Nah pelajaran apa yang bisa kita ambil dari kisah-kisah diatas, tentu pengetahuan rohani jangan terlalu lama kita hanyut dalam kebahagiaan material yang bersifat sementara dan semu ini, jika sudah waktunya tiba maka serahkan semua itu kepada orang lain dan masuklah ke dunia rohani tentu tidak harus ke hutan tetapi melepaskan semua ikatan-ikatan maya itulah yang harus kita persiapkan dari kehidupan sekarang ini apapun profesi kita dan dimanapun kita berada.

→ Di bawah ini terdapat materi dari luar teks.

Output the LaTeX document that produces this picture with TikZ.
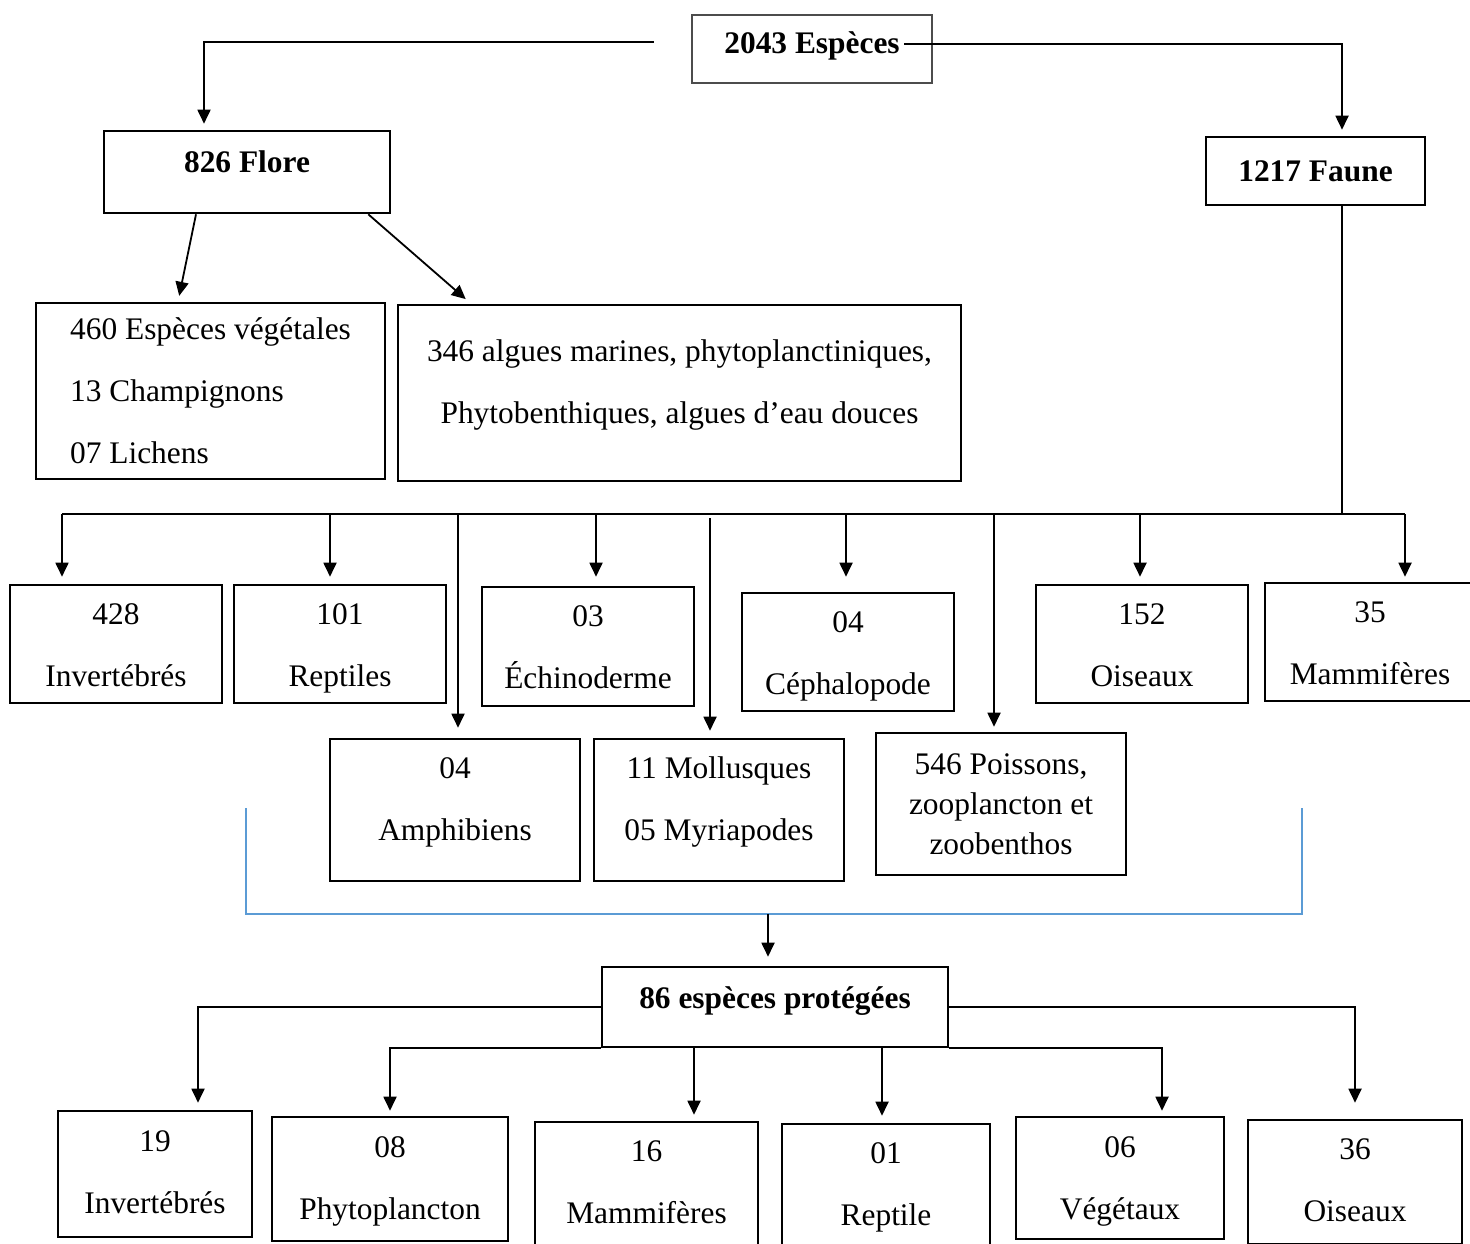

Jangan kita sampai mati terjerat dan tidak berkutik oleh kekuatan maya itu, jika kita seorang grhasta silakan membangun keluarga dan bekerja sesuai dengan keahlian masing-masing untuk mendukung ekonomi keluarga tentu dengan prinsip-prinsip dharma agar bisa berjalan dengan baik lalu antarkanlah atau kawallah putra-putri kita sampai memasuki grhasta ( masa berumah tangga), selebihnya perlahan-lahan melepaskan ikatan dari hiruk-pikuknya kehidupan mencari kekayaan material. Seperti halnya Arjuna setelah pensiun dari dunia militer lalu bergegas menuju dunia rohani mengikuti perintah guru sejatinya Krsna.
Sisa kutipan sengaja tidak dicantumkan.